Here is what happens to the workers.
a) They have already been weakened by months of delayed or no payments. This often includes borrowing loans and remain in debt to the local goons who in turn are hand in glove with the factory promoters.
b) The money lying in the provident fund (PF) now becomes unreachable. The standard response from Employees' Provident Fund Organisation (EPFO) is that they have a claim on the promoters and therefore till that is resolved, along with other legal issues, the workers’ PF and other dues is in limbo.
c) The Employees' State Insurance Scheme (ESIS) also becomes invalid. Any smart card presented provides details of payments and contributions not having been received.
d) Obviously, the wages and benefits are not reaching their hands or bank accounts. Where the bank account had been linked to the promoter's bank, there is more problem with the fine print, especially if it is a private bank.
e) Hanging around outside the factory, signing a daily register and then doing nothing, fetches them no income. It does, however, expose them to all sorts of accusations of theft or pilferage. More problems!
f) The smarter ones simply abandon all hope and move on. The not so smart ones eventually do the same. The remainder, which in my experience after 180 days would count to about 10%, are by now in debt to the loan sharks. I do not know what happens to them, they probably end up selling kidneys, and I say this seriously.
The statistics meanwhile will show that:
a) The number of EPFO accounts and bank accounts have gone up. I have seen unskilled workers with different bank accounts for every company they have worked at and each reduced to zero by all sorts of charges.

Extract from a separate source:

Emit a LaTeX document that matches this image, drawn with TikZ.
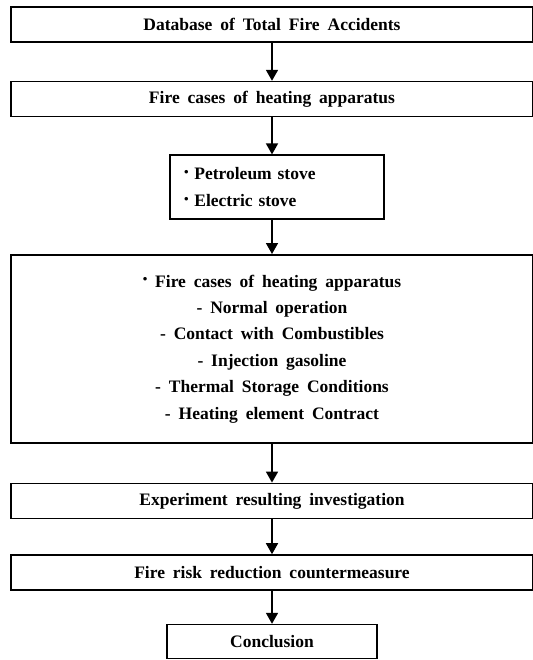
\documentclass[tikz,border=0pt]{standalone}
\usepackage{fontspec}
\setmainfont{Liberation Serif}[WordSpace=1.8]
\usepackage{tikz}
\usetikzlibrary{arrows.meta,positioning}

\newcommand{\itemdot}{{\fontsize{13pt}{13pt}\selectfont\raisebox{0.55ex}{\textbullet}}}

\begin{document}
\begin{tikzpicture}[x=1pt, y=1pt, node distance=36pt,
  stage/.style={rectangle, draw=black, line width=1.6pt, minimum width=522pt, minimum height=35pt, inner sep=0pt, font=\bfseries\fontsize{17.5pt}{21pt}\selectfont},
  listbox/.style={rectangle, draw=black, line width=1.6pt, text width=186pt, inner xsep=14pt, minimum height=64pt, align=left, font=\bfseries\fontsize{17.5pt}{27pt}\selectfont},
  bigbox/.style={stage, minimum height=188pt, align=center, font=\bfseries\fontsize{17.5pt}{26.4pt}\selectfont},
  endbox/.style={stage, minimum width=210pt, minimum height=34pt},
  line/.style={draw, line width=1.6pt, -{Triangle[width=12pt,length=11pt]}}]

  \useasboundingbox (0,0) rectangle (532,-660);

  \node [stage] (database) at (272,-24.5) {Database of Total Fire Accidents};
  \node [stage, below=38pt of database] (cases) {Fire cases of heating apparatus};
  \node [listbox, below=37pt of cases, xshift=5pt] (stoves) {\itemdot\ Petroleum stove\\ \itemdot\ Electric stove};
  \node [bigbox, below=34pt of stoves, xshift=-5pt] (factors) {\itemdot\ Fire cases of heating apparatus\\
    - Normal operation\\
    - Contact with Combustibles\\
    - Injection gasoline\\
    - Thermal Storage Conditions\\
    - Heating element Contract};
  \node [stage, below=39pt of factors] (experiment) {Experiment resulting investigation};
  \node [stage, below=35pt of experiment] (measure) {Fire risk reduction countermeasure};
  \node [endbox, below=33pt of measure] (conclusion) {Conclusion};

  \path [line] (database) -- (cases);
  \path [line] (cases.south) -- (cases.south |- stoves.north);
  \path [line] (factors.north |- stoves.south) -- (factors);
  \path [line] (factors) -- (experiment);
  \path [line] (experiment) -- (measure);
  \path [line] (measure) -- (conclusion);
\end{tikzpicture}
\end{document}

b) The resolution and liquidation process places employee wages on top priorities. But only as long as the employees file their claims. How are they to do this if the registered office and the Justice Delivery System proceedings are in some other part of the country?
c) The NPA was resolved with minimal haircuts.
What are the solutions?
The simplest solution is that outstanding of wages should never exceed a week. Pay every weekend, and in case of default, the employee has the option of leaving before the amount rises hugely, and EPFO and ESI should come into the loop, and provide cover till resolution or solution, insolvency, bankruptcy, revival or whatever. This, of course, works if the worker has the confidence to get another decent employment.
A slightly more complex solution has to do with paying workers who have completed six months or more, in advance for the month to be worked, that is - pay them between the 7th and 15th of the month for the full month.
I know people who do this, and apart from the warm fuzzy goodwill it generates, it also takes care of a significant issue - if a worker has to run away with unearned wages, then so be it, the logic is that the factory owner or promoter has got the closure he wants at a low cost.
The third solution has to do with the justice delivery system-pushed resolution process itself. Using the huge funds and resources at their disposal, and recognising that EPFO as well as ESI are already claimants under the process, the overdue payments for unskilled and semi-skilled workers at the bare minimum and for other employees too, should be brought up-to-date and their payouts or at least 75% of payouts made automatically within a month. This money can always be recovered in due course as it is already the first in the list.
Let people in the justice delivery system of India have their salaries and allowances delayed for a month to see how it feels. Their lofty castles and palaces dispensing ‘justice’ were also built by the same unskilled workers, right?
(
Veeresh Malik is an activist from Delhi, who continues to explore several things in life.)